Anthony is so proud of his game that he immediately called Luck to tell him what he was working on. When he told his friend, teammate, and quarterback about the game he was making, Luck was ecstatic and told Anthony he wanted to play the game as soon as it was complete.
"Currently, you can only run the game on Python (a programming language), but I'm turning it into an iOS app," Castanzo said. "There's always some new challenge. There's always ways to make it better. That constant challenge is definitely something that can keep me busy for a long time. It's a lot of fun seeing things come to life. When you get an error message over and over again and then finally the program runs correctly, it's a really good feeling."
Anthony works out for an hour and a half each day as he sets his sights on helping improve the Colts 8-8 record last season. Indianapolis lost four games by five points or less in 2016, a trend that Castanzo wants to buck in 2017.
"A lot of those games came down to the final few seconds on the field when the outcome changed," said Castanzo of the Colts 2016 campaign. "We easily could have been 10-6 and won the division."
After working out and eating dinner, Castanzo codes for a couple more hours before going to bed. His boss at Whalerock, Sunil Bhanot, says besides being easily noticeable in the office, that Castanzo is deserving of an "A+" grade for his work the past couple weeks and would absolutely hire Anthony full time once his career in the NFL comes to an end. "It's up to him now on what he wants to focus his future on," he says.
He may wear a facemask on the field, but he's a mask of concentration when you see him in front of a computer coding. Castanzo is unsure of when the NFL will put him out to pasture, but he sees himself pursuing a career in app or web development once he hangs up his pads and cleats.

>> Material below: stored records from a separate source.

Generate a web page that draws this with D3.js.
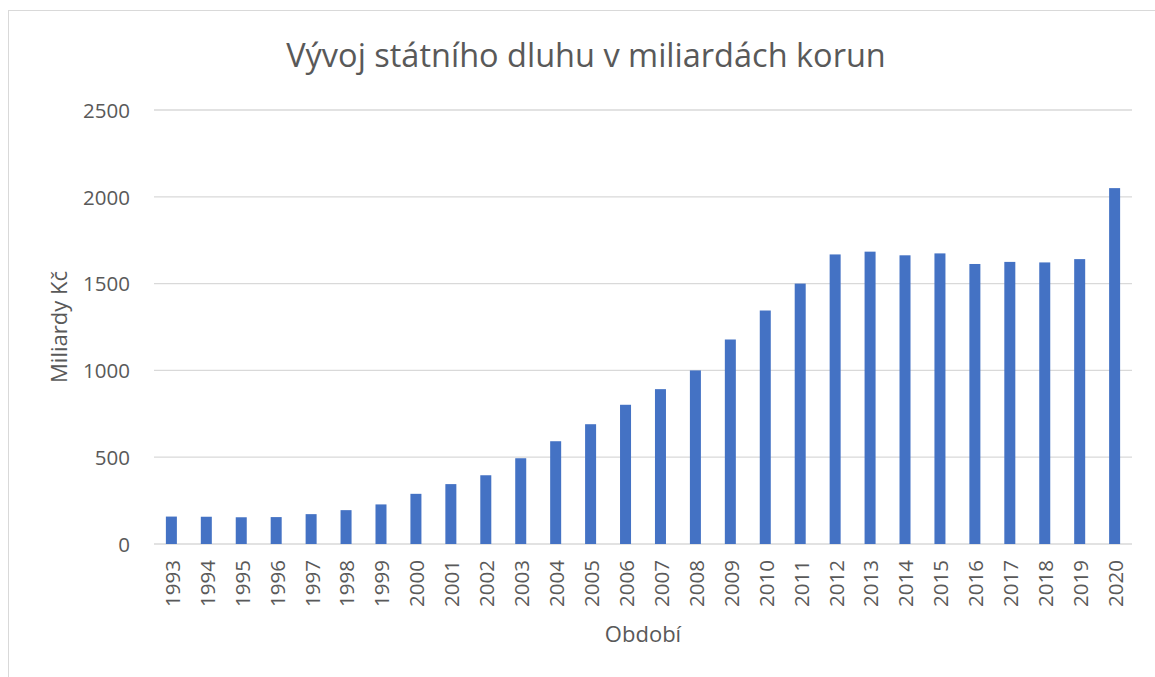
<!DOCTYPE html>
<html>
<head>
<meta charset="utf-8">
<script src="https://cdn.jsdelivr.net/npm/d3@7"></script>
<style>
	body { margin: 0; background: #fff; }
	text { font-family: "Open Sans", sans-serif; fill: #595959; }
</style>
</head>
<body>
<div id="chart"></div>
<script>

var years = ['1993', '1994', '1995', '1996', '1997', '1998', '1999', '2000', '2001', '2002',
	'2003', '2004', '2005', '2006', '2007', '2008', '2009', '2010', '2011', '2012',
	'2013', '2014', '2015', '2016', '2017', '2018', '2019', '2020'];
var debt = [158, 157, 154, 155, 172, 195, 228, 289, 345, 396,
	494, 592, 690, 802, 892, 1000, 1178, 1345, 1500, 1668,
	1684, 1663, 1674, 1613, 1625, 1622, 1641, 2050];
var yTicks = [0, 500, 1000, 1500, 2000, 2500];

var title = 'Vývoj státního dluhu v miliardách korun';
var xTitle = 'Období';
var yTitle = 'Miliardy Kč';

var svgWidth = 1155;
var svgHeight = 677;
var plot = {left: 154, right: 1132, top: 110, bottom: 544};

var svg = d3.select('#chart').append('svg')
	.attr('width', svgWidth)
	.attr('height', svgHeight);

// chart frame
svg.append('rect')
	.attr('x', 8.5).attr('y', 10.5)
	.attr('width', 1160).attr('height', 700)
	.attr('fill', 'none')
	.attr('stroke', '#d9d9d9');

var x = d3.scaleBand().domain(years).range([plot.left, plot.right]).paddingInner(0.685).paddingOuter(0.34);
var y = d3.scaleLinear().domain([0, 2500]).range([plot.bottom, plot.top]);

// gridlines
svg.append('g').selectAll('line')
	.data(yTicks)
	.enter()
	.append('line')
	.attr('x1', plot.left).attr('x2', plot.right)
	.attr('y1', function(d) { return y(d); })
	.attr('y2', function(d) { return y(d); })
	.attr('stroke', '#d9d9d9')
	.attr('stroke-width', 1.3);

// bars
svg.append('g').selectAll('rect')
	.data(debt)
	.enter()
	.append('rect')
	.attr('x', function(d, i) { return x(years[i]); })
	.attr('y', function(d) { return y(d); })
	.attr('width', x.bandwidth())
	.attr('height', function(d) { return y(0) - y(d); })
	.attr('fill', '#4472c4');

// y axis
var yAxis = svg.append('g')
	.attr('transform', 'translate(' + (plot.left - 24) + ',0)')
	.call(d3.axisLeft(y).tickValues(yTicks).tickFormat(d3.format('d')).tickSize(0).tickPadding(0));
yAxis.select('.domain').remove();
yAxis.selectAll('text')
	.style('font-size', '20.5px')
	.attr('dy', '0.36em');

// x axis
var xAxis = svg.append('g')
	.attr('transform', 'translate(0,' + plot.bottom + ')')
	.call(d3.axisBottom(x).tickSize(0).tickPadding(0));
xAxis.select('.domain').remove();
xAxis.selectAll('text')
	.style('font-size', '20.5px')
	.style('text-anchor', 'end')
	.attr('transform', 'rotate(-90)')
	.attr('x', -16)
	.attr('y', 1)
	.attr('dy', '0.36em');

// titles
svg.append('text')
	.attr('x', 586).attr('y', 67)
	.style('text-anchor', 'middle')
	.style('font-size', '32.5px')
	.text(title);

svg.append('text')
	.attr('x', (plot.left + plot.right) / 2).attr('y', 642)
	.style('text-anchor', 'middle')
	.style('font-size', '22px')
	.text(xTitle);

svg.append('text')
	.attr('transform', 'translate(67,' + ((plot.top + plot.bottom) / 2) + ') rotate(-90)')
	.style('text-anchor', 'middle')
	.style('font-size', '22px')
	.text(yTitle);

</script>
</body>
</html>
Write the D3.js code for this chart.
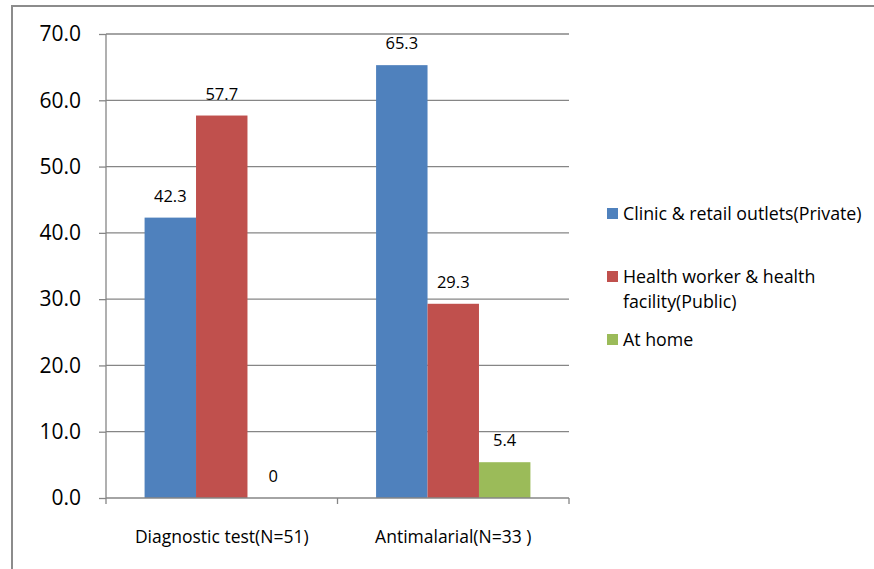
<!DOCTYPE html>
<html>
<head>
<meta charset="utf-8">
<script src="https://cdn.jsdelivr.net/npm/d3@7/dist/d3.min.js"></script>
<style>
html,body{margin:0;padding:0;background:#fff;}
svg{display:block;font-family:"Open Sans",sans-serif;}
</style>
</head>
<body>
<svg id="chart" width="874" height="569"></svg>
<script>
const categories = ["Diagnostic test(N=51)", "Antimalarial(N=33 )"];
const seriesNames = ["Clinic & retail outlets(Private)", "Health worker & health facility(Public)", "At home"];
const legendLines = [["Clinic & retail outlets(Private)"], ["Health worker & health", "facility(Public)"], ["At home"]];
const privateValues = [42.3, 65.3];
const publicValues = [57.7, 29.3];
const homeValues = [0, 5.4];
const valueLabels = [["42.3", "65.3"], ["57.7", "29.3"], ["0", "5.4"]];
const yTicks = [0, 10, 20, 30, 40, 50, 60, 70];
const colors = ["#4F81BD", "#C0504D", "#9BBB59"];

(function () {
const seriesValues = [privateValues, publicValues, homeValues];
const svg = d3.select("#chart");
svg.append("rect").attr("width", 874).attr("height", 569).attr("fill", "#fff");
// outer chart border
svg.append("rect").attr("x", 12).attr("y", 6).attr("width", 880).attr("height", 600)
  .attr("fill", "none").attr("stroke", "#8c8c8c").attr("stroke-width", 2);

const pLeft = 106, pRight = 569, pTop = 34, pBottom = 498;
const y = d3.scaleLinear().domain([0, 70]).range([pBottom, pTop]);
const x0 = d3.scaleBand().domain(categories).range([pLeft, pRight]).padding(0);
const x1 = d3.scaleBand().domain(d3.range(seriesNames.length)).range([0, x0.bandwidth()])
  .paddingInner(0).paddingOuter(0.75);
const grey = "#868686";

// gridlines
svg.append("g").selectAll("line").data(yTicks.filter(d => d > 0)).join("line")
  .attr("x1", pLeft).attr("x2", pRight).attr("y1", d => y(d)).attr("y2", d => y(d))
  .attr("stroke", grey).attr("stroke-width", 1.3);

// y axis
const yAxis = svg.append("g").attr("transform", `translate(${pLeft},0)`)
  .call(d3.axisLeft(y).tickValues(yTicks).tickFormat(d3.format(".1f")).tickSize(7).tickPadding(18));
yAxis.select(".domain").attr("stroke", grey).attr("stroke-width", 1.3).attr("d", `M0,${pTop}V${pBottom}`);
yAxis.selectAll(".tick line").attr("stroke", grey).attr("stroke-width", 1.3);
yAxis.selectAll(".tick text").attr("font-size", 21).attr("fill", "#000").attr("font-family", "Open Sans");

// bars
const groups = svg.append("g").selectAll("g").data(categories).join("g")
  .attr("transform", d => `translate(${x0(d)},0)`);
const cellData = (c, ci) => seriesValues.map((s, si) => ({si, v: s[ci], label: valueLabels[si][ci]}));
groups.selectAll("rect").data(cellData).join("rect")
  .attr("x", d => x1(d.si)).attr("width", x1.bandwidth())
  .attr("y", d => y(d.v)).attr("height", d => y(0) - y(d.v))
  .attr("fill", d => colors[d.si]);
groups.selectAll("text").data(cellData).join("text")
  .attr("x", d => x1(d.si) + x1.bandwidth() / 2).attr("y", d => y(d.v) - 16)
  .attr("text-anchor", "middle").attr("font-size", 16.5).attr("fill", "#000")
  .text(d => d.label);

// x axis
svg.append("line").attr("x1", pLeft).attr("x2", pRight).attr("y1", pBottom).attr("y2", pBottom)
  .attr("stroke", grey).attr("stroke-width", 1.3);
const xTickPos = [pLeft, ...categories.slice(1).map(c => x0(c)), pRight];
svg.append("g").selectAll("line").data(xTickPos).join("line")
  .attr("x1", d => d).attr("x2", d => d).attr("y1", pBottom).attr("y2", pBottom + 6)
  .attr("stroke", grey).attr("stroke-width", 1.3);
svg.append("g").selectAll("text").data(categories).join("text")
  .attr("x", d => x0(d) + x0.bandwidth() / 2).attr("y", 543)
  .attr("text-anchor", "middle").attr("font-size", 17.5).attr("fill", "#000")
  .text(d => d);

// legend
const legendY = [214, 277, 340];
const lg = svg.append("g").selectAll("g").data(seriesNames).join("g")
  .attr("transform", (d, i) => `translate(607,${legendY[i]})`);
lg.append("rect").attr("x", 0).attr("y", -6).attr("width", 11).attr("height", 11)
  .attr("fill", (d, i) => colors[i]);
lg.append("text").attr("x", 16).attr("y", 6).attr("font-size", 17.8).attr("fill", "#000")
  .selectAll("tspan").data((d, i) => legendLines[i]).join("tspan")
  .attr("x", 16).attr("dy", (d, j) => j === 0 ? 0 : 25).text(d => d);
})();
</script>
</body>
</html>
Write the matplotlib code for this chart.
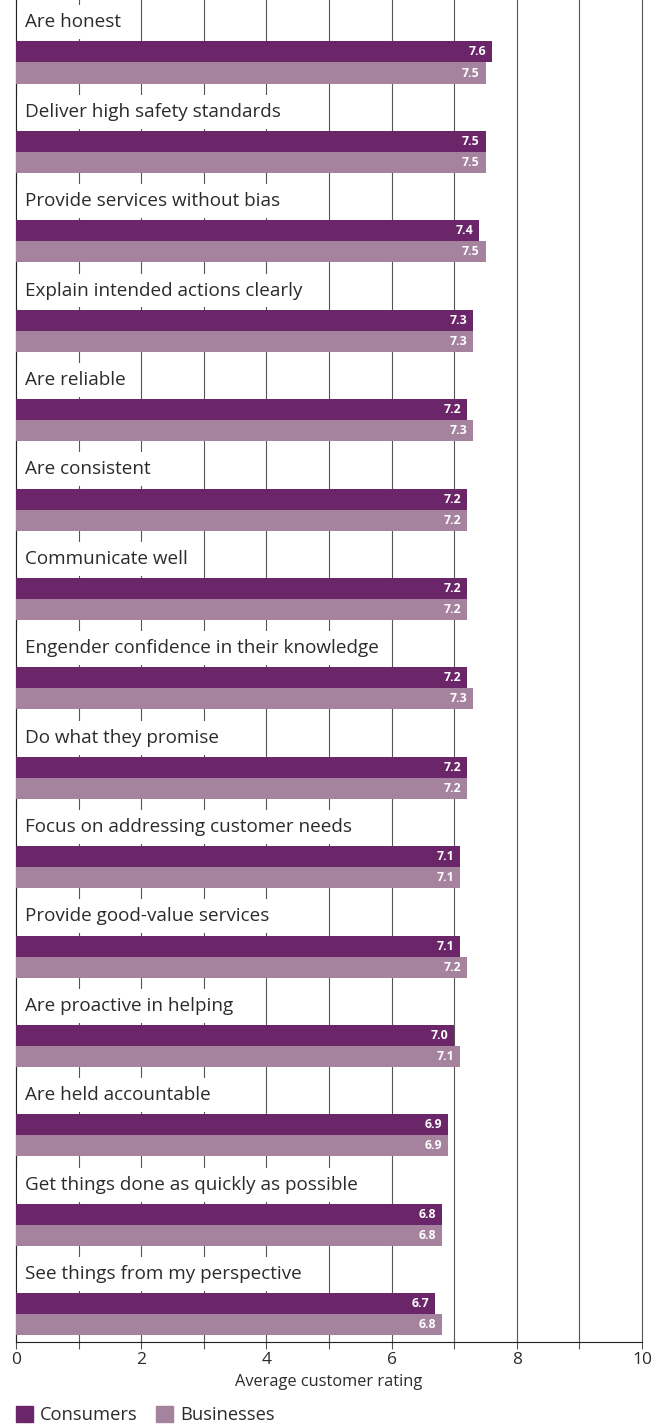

"I enjoy the front end developing stuff with apps and web design," said Castanzo of what field he might want to go into after football. "I think the creative side of things where you can visually see what you're coding is where I would want to be, but I'm still pretty green and there's a lot more to learn."
It's been said that there's truth and romance to be found on the football field, but very few are able to find meaning outside of it. For Johnson and Castanzo, not only have they found meaning, but a purpose for when their football lives come to an end.
Until then, they will wait for their lives to intertwine again when they battle on the football field this fall.